> **WHAT YOU WILL DO**
Quote the data exactly, first line to the line containing "import plotly.graph_objects as go", with no pictures.

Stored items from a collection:

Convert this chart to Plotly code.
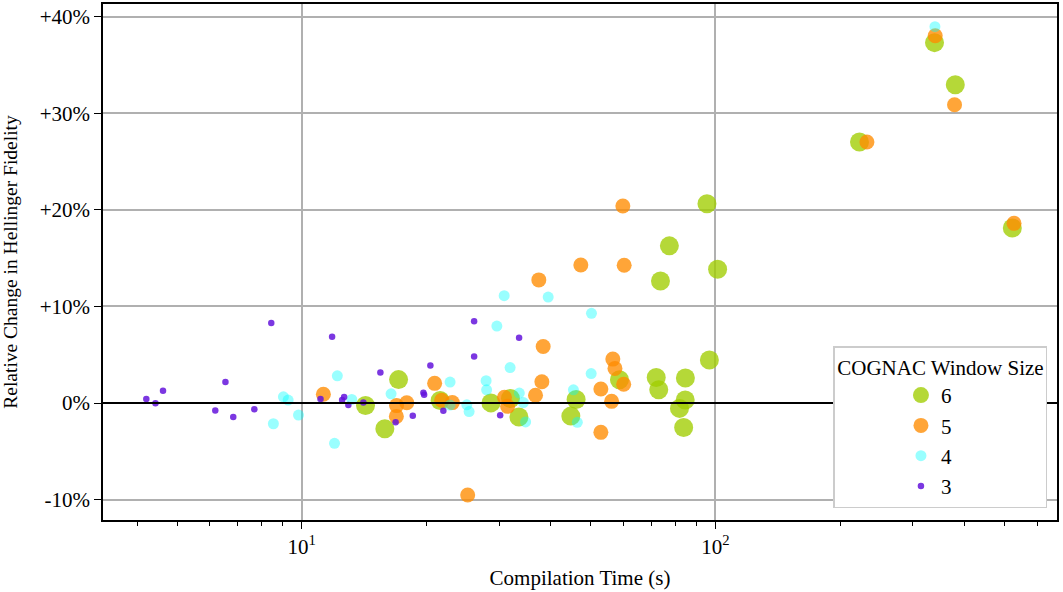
import plotly.graph_objects as go

# ---- data (compilation time in s, relative change in Hellinger fidelity in %) ----
w6_time = [14.26, 15.88, 17.14, 21.60, 28.66, 31.95, 33.49, 46.04, 44.71, 58.61,
           71.91, 72.93, 84.59, 84.50, 81.85, 83.77, 96.67, 73.63, 77.37, 95.37,
           101.2, 222.9, 338.4, 379.9, 521.8]
w6_change = [-0.26, -2.66, 2.43, 0.26, 0.02, 0.47, -1.45, 0.38, -1.35, 2.42,
             2.64, 1.38, 2.59, 0.31, -0.55, -2.52, 4.45, 12.63, 16.27, 20.62,
             13.85, 27.02, 37.30, 32.95, 18.12]

w5_time = [11.28, 16.95, 16.93, 17.94, 20.95, 21.78, 23.12, 25.18, 30.90, 31.45,
           36.73, 38.05, 38.33, 37.41, 47.27, 52.84, 52.84, 56.10, 56.48, 57.15,
           60.00, 59.72, 60.16, 232.3, 339.7, 378.3, 526.7]
w5_change = [0.91, -0.26, -1.38, 0.03, 2.04, 0.29, 0.05, -9.52, 0.60, -0.34,
             0.81, 2.20, 5.85, 12.75, 14.29, 1.45, -3.03, 0.18, 4.55, 3.59,
             1.95, 20.39, 14.26, 27.02, 38.02, 30.88, 18.60]

w4_time = [9.03, 9.27, 8.54, 9.82, 12.19, 12.00, 13.21, 16.44, 22.83, 22.83,
           25.06, 25.38, 27.90, 27.98, 29.62, 30.85, 31.89, 33.56, 34.33, 34.76,
           39.41, 45.36, 46.35, 50.07, 50.15, 339.2]
w4_change = [0.65, 0.31, -2.14, -1.24, 2.82, -4.17, 0.38, 0.96, 2.17, -0.21,
             -0.18, -0.88, 2.31, 1.37, 7.97, 11.11, 3.67, 1.04, 0.05, -1.95,
             10.97, 1.37, -1.99, 3.05, 9.29, 38.95]

w3_time = [4.21, 4.43, 4.62, 6.18, 6.54, 6.83, 7.68, 8.44, 11.10, 11.84,
           12.66, 12.52, 12.96, 14.09, 15.49, 16.86, 18.55, 19.68, 19.76, 20.46,
           21.99, 26.10, 26.10, 30.17, 33.52]
w3_change = [0.41, -0.03, 1.27, -0.76, 2.17, -1.45, -0.65, 8.28, 0.41, 6.86,
             0.62, 0.31, -0.19, 0.07, 3.16, -1.99, -1.31, 1.07, 0.85, 3.90,
             -0.80, 8.46, 4.81, -1.26, 6.76]

series_names = ["6", "5", "4", "3"]
x_tickvals = [10, 100]
x_ticktext = ["10<sup>1</sup>", "10<sup>2</sup>"]
y_tickvals = [-10, 0, 10, 20, 30, 40]
y_ticktext = ["-10%", "0%", "+10%", "+20%", "+30%", "+40%"]

FONT = "Liberation Serif, Times New Roman, serif"
colors = ["rgba(160,205,0,0.78)", "rgba(255,140,0,0.78)",
          "rgba(0,255,255,0.40)", "rgba(100,20,220,0.85)"]
sizes = [19, 15, 11, 6.5]

fig = go.Figure()
for name, xs, ys, c, s in zip(series_names,
                              [w6_time, w5_time, w4_time, w3_time],
                              [w6_change, w5_change, w4_change, w3_change],
                              colors, sizes):
    fig.add_trace(go.Scatter(x=xs, y=ys, mode="markers", name=name,
                             marker=dict(color=c, size=s, line=dict(width=0))))

# horizontal reference line at 0 drawn above markers
fig.add_shape(type="line", xref="paper", x0=0, x1=1, yref="y", y0=0, y1=0,
              line=dict(color="black", width=2), layer="above")

fig.update_layout(
    width=1063, height=592,
    margin=dict(l=103, r=6, t=4, b=72, autoexpand=False),
    paper_bgcolor="white", plot_bgcolor="white",
    font=dict(family=FONT, size=21, color="black"),
    showlegend=True,
    legend=dict(
        title=dict(text="COGNAC Window Size", side="top center",
                   font=dict(family=FONT, size=21)),
        x=0.99, xanchor="right", y=0.023, yanchor="bottom",
        bgcolor="white", bordercolor="#cccccc", borderwidth=1.5,
        itemsizing="trace", indentation=66, font=dict(family=FONT, size=21),
    ),
)

fig.update_xaxes(
    type="log", range=[0.5196, 2.8255], automargin=False,
    tickvals=x_tickvals, ticktext=x_ticktext,
    showgrid=True, gridcolor="#b0b0b0", gridwidth=1.8,
    showline=True, linecolor="black", linewidth=1.5, mirror=True,
    ticks="outside", ticklen=7, tickwidth=1.2, tickcolor="black",
    minor=dict(ticks="outside", ticklen=4, tickwidth=1, tickcolor="black",
               dtick="D1", showgrid=False),
    zeroline=False,
    title=dict(text="Compilation Time (s)", font=dict(family=FONT, size=21), standoff=12),
    tickfont=dict(family=FONT, size=21),
)
fig.update_yaxes(
    range=[-12.1, 41.3], automargin=False,
    tickvals=y_tickvals, ticktext=y_ticktext,
    showgrid=True, gridcolor="#b0b0b0", gridwidth=1.8,
    showline=True, linecolor="black", linewidth=1.5, mirror=True,
    ticks="outside", ticklen=7, tickwidth=1.2, tickcolor="black",
    zeroline=False,
    title=dict(text="Relative Change in Hellinger Fidelity",
               font=dict(family=FONT, size=19.5), standoff=18),
    tickfont=dict(family=FONT, size=21),
)

fig.write_html("out.html", config={"displayModeBar": False},
               post_script="document.body.style.margin='0';")
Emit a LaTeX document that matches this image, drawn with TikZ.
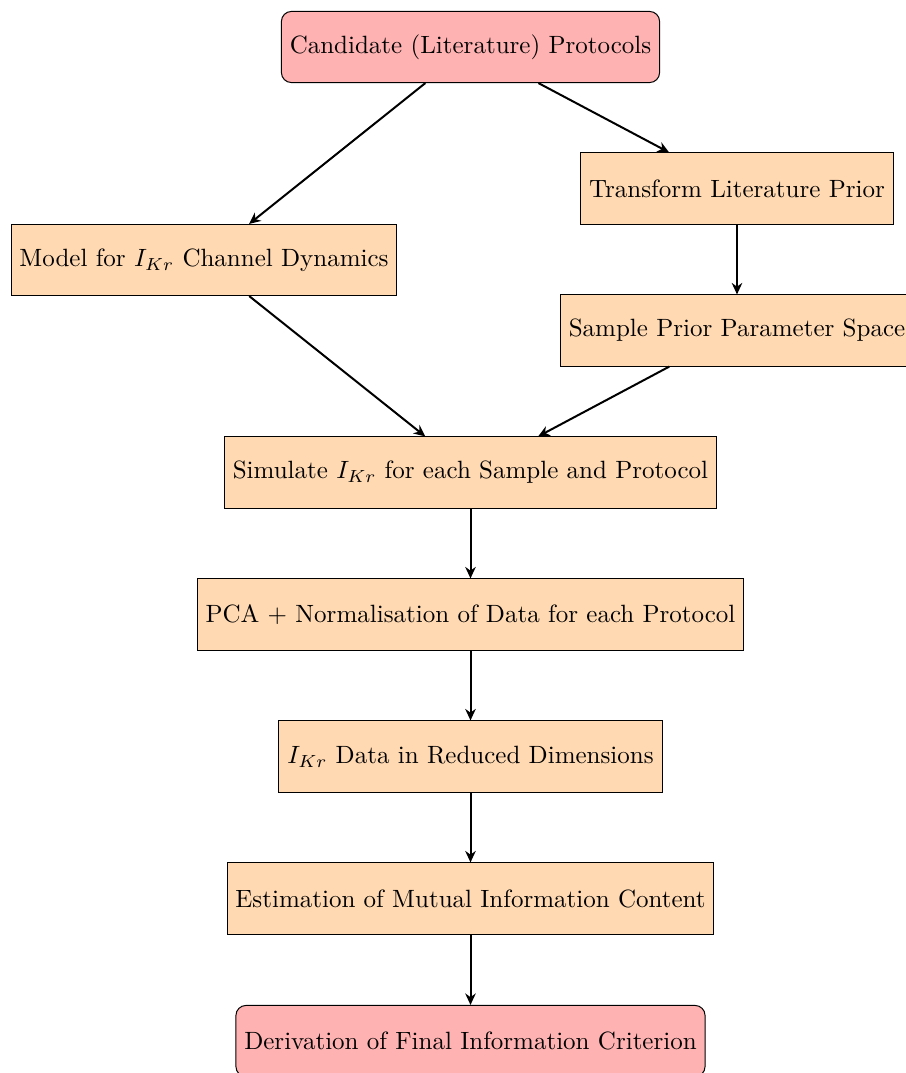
\documentclass[tikz,border=0pt]{standalone}
\usetikzlibrary{arrows.meta}
\tikzset{
  process/.style={rectangle, minimum height=1cm, draw=black, fill=orange!30, text centered},
  startstop/.style={rectangle, rounded corners, minimum height=1cm, draw=black, fill=red!30, text centered},
  arrow/.style={thick, -{Stealth[length=4.6pt,width=4.2pt]}}
}
\begin{document}
\begin{tikzpicture}[x=0.4pt, y=-0.4pt]
\useasboundingbox (0,0) rectangle (906,1073);
\node[startstop] (start) at (470.5,47) {Candidate (Literature) Protocols};
\node[process] (model) at (204,260) {Model for $I_{Kr}$ Channel Dynamics};
\node[process] (transform) at (737,188.5) {Transform Literature Prior};
\node[process] (sample) at (737,330.5) {Sample Prior Parameter Space};
\node[process] (simulate) at (470.5,472.5) {Simulate $I_{Kr}$ for each Sample and Protocol};
\node[process] (pca) at (470.5,614.5) {PCA + Normalisation of Data for each Protocol};
\node[process] (data) at (470.5,756.5) {$I_{Kr}$ Data in Reduced Dimensions};
\node[process] (estim) at (470.5,898.5) {Estimation of Mutual Information Content};
\node[startstop] (deriv) at (470.5,1041) {Derivation of Final Information Criterion};
\draw[arrow] (start) -- (model);
\draw[arrow] (start) -- (transform);
\draw[arrow] (transform) -- (sample);
\draw[arrow] (model) -- (simulate);
\draw[arrow] (sample) -- (simulate);
\draw[arrow] (simulate) -- (pca);
\draw[arrow] (pca) -- (data);
\draw[arrow] (data) -- (estim);
\draw[arrow] (estim) -- (deriv);
\end{tikzpicture}
\end{document}
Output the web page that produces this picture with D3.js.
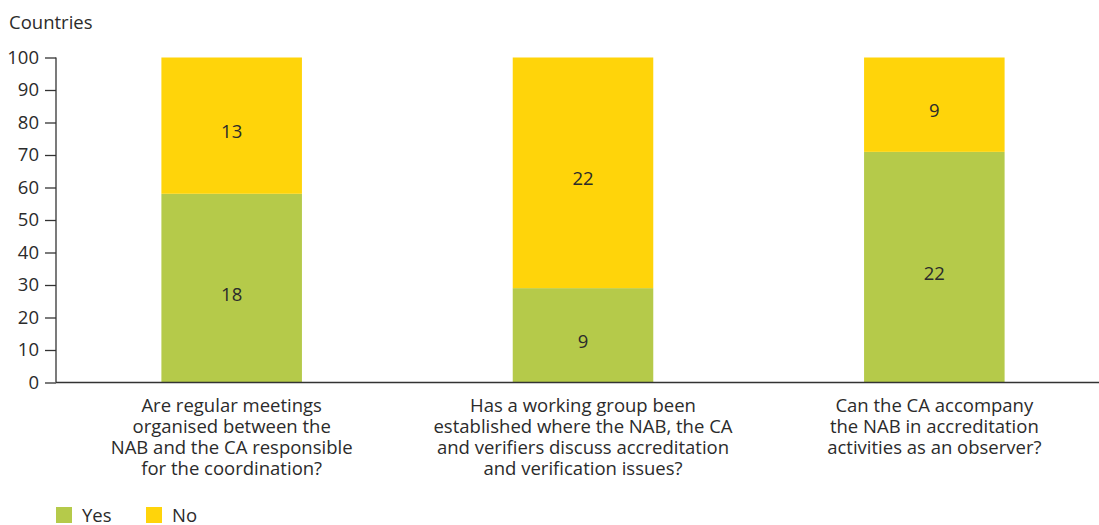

> **ANSWER FOR THIS EXERCISE**
Convert this chart to Plotly code.
import plotly.graph_objects as go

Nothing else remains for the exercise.